_Extracted information_:
(begin)

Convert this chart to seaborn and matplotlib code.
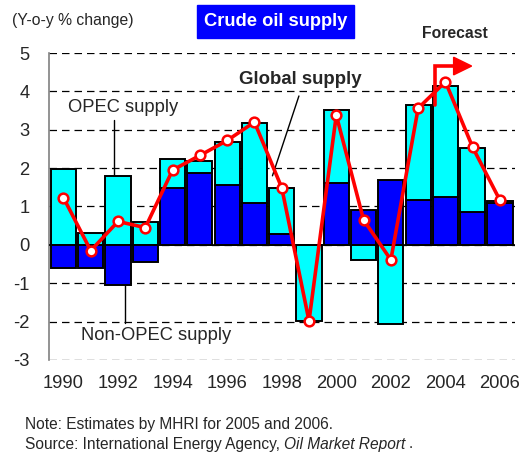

(end)
(begin)

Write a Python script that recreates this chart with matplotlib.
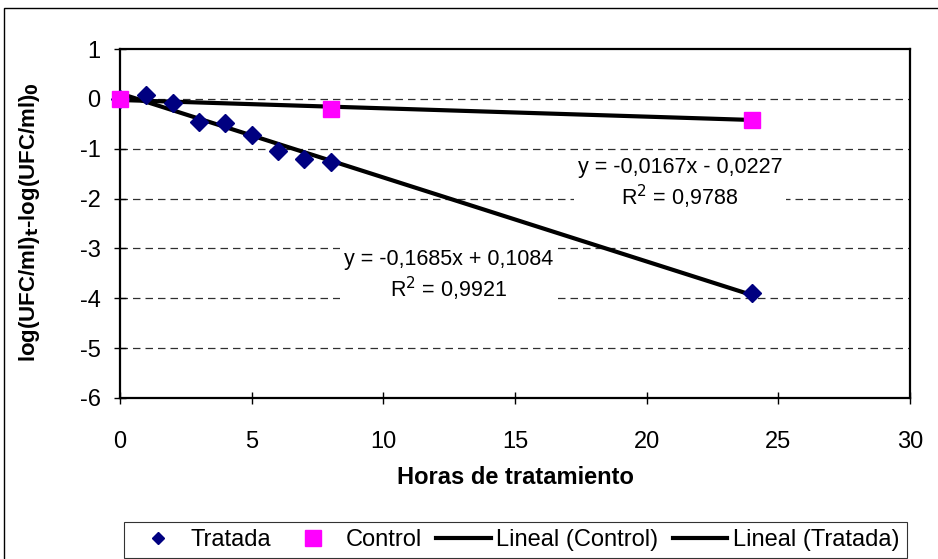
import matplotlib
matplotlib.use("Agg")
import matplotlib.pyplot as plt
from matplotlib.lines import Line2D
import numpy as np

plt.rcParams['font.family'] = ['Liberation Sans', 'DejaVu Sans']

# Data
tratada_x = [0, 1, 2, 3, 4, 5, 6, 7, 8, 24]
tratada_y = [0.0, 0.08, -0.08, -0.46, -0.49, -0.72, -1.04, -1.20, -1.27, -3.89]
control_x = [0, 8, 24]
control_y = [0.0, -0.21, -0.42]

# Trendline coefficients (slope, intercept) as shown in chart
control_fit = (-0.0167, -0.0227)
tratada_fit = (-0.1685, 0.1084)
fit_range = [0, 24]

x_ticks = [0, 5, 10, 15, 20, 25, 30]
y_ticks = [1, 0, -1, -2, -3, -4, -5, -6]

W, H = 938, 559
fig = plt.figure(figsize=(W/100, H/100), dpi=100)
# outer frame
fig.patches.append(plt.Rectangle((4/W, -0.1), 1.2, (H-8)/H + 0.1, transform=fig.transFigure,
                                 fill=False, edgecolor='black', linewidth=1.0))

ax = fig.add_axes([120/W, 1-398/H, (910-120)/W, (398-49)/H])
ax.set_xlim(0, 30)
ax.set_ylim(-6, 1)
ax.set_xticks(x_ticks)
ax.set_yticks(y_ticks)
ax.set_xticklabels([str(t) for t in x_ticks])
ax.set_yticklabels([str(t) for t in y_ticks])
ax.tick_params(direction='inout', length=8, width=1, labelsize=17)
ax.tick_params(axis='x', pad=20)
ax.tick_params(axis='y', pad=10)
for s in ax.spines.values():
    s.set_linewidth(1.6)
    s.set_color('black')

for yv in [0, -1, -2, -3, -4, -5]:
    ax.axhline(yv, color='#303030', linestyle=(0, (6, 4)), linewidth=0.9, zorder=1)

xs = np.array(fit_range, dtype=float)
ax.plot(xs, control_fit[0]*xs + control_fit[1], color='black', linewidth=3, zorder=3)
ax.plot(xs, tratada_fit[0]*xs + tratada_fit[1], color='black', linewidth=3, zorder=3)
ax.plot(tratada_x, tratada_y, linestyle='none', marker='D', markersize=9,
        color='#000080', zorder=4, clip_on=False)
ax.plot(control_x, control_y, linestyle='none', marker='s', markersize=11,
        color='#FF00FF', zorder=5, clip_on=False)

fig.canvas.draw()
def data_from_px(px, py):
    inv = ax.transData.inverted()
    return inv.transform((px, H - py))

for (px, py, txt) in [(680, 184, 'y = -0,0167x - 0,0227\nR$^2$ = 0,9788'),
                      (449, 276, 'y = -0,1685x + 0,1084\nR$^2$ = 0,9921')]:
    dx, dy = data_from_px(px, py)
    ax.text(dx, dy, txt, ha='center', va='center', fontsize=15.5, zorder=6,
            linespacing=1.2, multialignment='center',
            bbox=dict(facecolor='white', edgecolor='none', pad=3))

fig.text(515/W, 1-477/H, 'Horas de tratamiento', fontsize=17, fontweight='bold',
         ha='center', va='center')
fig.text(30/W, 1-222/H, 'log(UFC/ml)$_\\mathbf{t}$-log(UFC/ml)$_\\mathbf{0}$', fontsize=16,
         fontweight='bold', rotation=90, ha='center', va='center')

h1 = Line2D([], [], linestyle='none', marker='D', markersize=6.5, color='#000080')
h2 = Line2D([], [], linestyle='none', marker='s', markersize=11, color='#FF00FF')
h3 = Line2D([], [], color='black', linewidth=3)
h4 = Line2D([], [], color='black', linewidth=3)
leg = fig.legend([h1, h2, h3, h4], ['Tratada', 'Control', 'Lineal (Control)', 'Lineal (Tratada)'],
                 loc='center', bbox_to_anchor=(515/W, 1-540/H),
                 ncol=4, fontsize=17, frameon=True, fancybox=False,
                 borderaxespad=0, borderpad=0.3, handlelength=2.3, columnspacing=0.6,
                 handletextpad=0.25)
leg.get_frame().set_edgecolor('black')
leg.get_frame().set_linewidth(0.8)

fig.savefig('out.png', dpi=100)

(end)
(begin)

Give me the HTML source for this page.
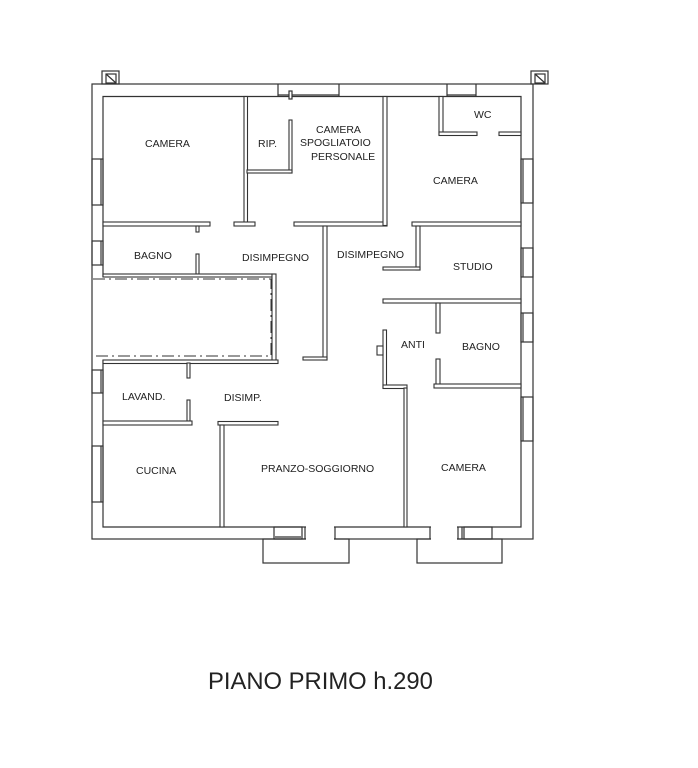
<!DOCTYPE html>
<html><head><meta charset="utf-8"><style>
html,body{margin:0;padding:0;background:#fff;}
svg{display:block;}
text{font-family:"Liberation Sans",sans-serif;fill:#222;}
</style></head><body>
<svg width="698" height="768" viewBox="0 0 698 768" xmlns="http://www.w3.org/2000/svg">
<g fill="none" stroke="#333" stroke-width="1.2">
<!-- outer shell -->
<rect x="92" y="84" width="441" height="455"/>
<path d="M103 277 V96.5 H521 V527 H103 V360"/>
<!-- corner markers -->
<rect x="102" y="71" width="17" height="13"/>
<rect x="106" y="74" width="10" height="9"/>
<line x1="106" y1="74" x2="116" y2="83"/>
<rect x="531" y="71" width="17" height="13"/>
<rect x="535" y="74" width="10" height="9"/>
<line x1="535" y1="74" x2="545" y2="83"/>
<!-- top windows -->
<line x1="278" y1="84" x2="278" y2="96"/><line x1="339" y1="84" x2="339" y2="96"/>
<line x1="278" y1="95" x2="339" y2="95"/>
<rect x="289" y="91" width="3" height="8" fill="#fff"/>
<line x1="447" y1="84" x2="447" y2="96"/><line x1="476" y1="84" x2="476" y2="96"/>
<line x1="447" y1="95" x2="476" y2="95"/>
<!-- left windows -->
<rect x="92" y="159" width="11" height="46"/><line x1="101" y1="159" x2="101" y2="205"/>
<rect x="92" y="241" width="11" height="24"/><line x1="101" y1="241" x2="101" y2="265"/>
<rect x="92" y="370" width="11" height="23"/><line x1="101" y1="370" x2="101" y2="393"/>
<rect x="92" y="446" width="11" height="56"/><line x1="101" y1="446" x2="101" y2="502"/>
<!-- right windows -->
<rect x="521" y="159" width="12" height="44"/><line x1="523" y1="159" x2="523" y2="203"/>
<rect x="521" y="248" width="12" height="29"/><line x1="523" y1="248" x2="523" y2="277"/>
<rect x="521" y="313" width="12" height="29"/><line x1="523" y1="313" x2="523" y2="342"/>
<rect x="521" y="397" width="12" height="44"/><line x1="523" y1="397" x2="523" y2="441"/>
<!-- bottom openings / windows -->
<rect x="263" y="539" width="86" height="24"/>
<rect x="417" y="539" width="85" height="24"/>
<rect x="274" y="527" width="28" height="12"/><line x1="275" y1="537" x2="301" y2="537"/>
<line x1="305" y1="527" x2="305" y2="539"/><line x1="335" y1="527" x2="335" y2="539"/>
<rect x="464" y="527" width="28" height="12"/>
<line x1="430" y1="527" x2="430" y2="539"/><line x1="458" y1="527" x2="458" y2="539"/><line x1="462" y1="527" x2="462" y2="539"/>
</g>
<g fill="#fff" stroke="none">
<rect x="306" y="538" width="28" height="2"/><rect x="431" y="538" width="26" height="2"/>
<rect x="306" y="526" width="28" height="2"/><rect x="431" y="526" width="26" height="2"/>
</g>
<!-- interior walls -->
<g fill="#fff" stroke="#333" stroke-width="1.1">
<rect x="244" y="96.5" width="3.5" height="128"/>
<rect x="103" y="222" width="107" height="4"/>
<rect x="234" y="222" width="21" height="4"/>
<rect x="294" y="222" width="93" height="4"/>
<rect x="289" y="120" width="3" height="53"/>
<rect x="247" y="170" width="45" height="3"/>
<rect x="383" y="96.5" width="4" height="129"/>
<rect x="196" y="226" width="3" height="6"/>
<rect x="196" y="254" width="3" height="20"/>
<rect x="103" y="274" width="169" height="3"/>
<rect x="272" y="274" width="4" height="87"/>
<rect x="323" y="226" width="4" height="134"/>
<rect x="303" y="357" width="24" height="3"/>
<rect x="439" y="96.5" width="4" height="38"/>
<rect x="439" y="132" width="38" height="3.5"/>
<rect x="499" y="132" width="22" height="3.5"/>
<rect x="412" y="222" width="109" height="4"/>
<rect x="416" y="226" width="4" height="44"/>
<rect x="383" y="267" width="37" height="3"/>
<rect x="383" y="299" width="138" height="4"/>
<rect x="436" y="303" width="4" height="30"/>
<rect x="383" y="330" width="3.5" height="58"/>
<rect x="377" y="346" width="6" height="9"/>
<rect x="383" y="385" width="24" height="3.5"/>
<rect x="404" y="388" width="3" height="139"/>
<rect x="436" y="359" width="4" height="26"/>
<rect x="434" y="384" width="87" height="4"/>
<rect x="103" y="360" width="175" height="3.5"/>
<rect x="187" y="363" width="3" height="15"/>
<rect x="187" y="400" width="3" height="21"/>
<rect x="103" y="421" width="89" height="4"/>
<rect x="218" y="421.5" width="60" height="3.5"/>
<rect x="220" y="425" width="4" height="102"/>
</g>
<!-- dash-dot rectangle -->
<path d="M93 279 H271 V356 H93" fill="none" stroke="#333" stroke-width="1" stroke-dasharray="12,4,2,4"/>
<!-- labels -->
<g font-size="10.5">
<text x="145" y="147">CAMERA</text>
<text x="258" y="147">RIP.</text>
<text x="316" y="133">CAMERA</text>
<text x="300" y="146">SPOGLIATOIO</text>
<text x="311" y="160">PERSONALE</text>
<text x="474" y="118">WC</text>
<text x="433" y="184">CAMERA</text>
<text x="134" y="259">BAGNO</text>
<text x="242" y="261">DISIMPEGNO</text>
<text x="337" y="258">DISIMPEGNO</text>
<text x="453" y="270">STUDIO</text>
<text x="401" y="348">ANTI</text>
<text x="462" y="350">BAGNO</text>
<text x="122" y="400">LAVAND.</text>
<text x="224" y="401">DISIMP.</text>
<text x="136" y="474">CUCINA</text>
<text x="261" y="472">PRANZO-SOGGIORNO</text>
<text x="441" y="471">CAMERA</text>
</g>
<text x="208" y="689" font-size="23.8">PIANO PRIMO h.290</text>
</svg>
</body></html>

(end)

Reproduce exactly, and only, the lines from the one containing "Write a Python" through the one containing "control_y = [0.0, -0.21, -0.42]", including both; leave out any pictures.

Write a Python script that recreates this chart with matplotlib.
import matplotlib
matplotlib.use("Agg")
import matplotlib.pyplot as plt
from matplotlib.lines import Line2D
import numpy as np

plt.rcParams['font.family'] = ['Liberation Sans', 'DejaVu Sans']

# Data
tratada_x = [0, 1, 2, 3, 4, 5, 6, 7, 8, 24]
tratada_y = [0.0, 0.08, -0.08, -0.46, -0.49, -0.72, -1.04, -1.20, -1.27, -3.89]
control_x = [0, 8, 24]
control_y = [0.0, -0.21, -0.42]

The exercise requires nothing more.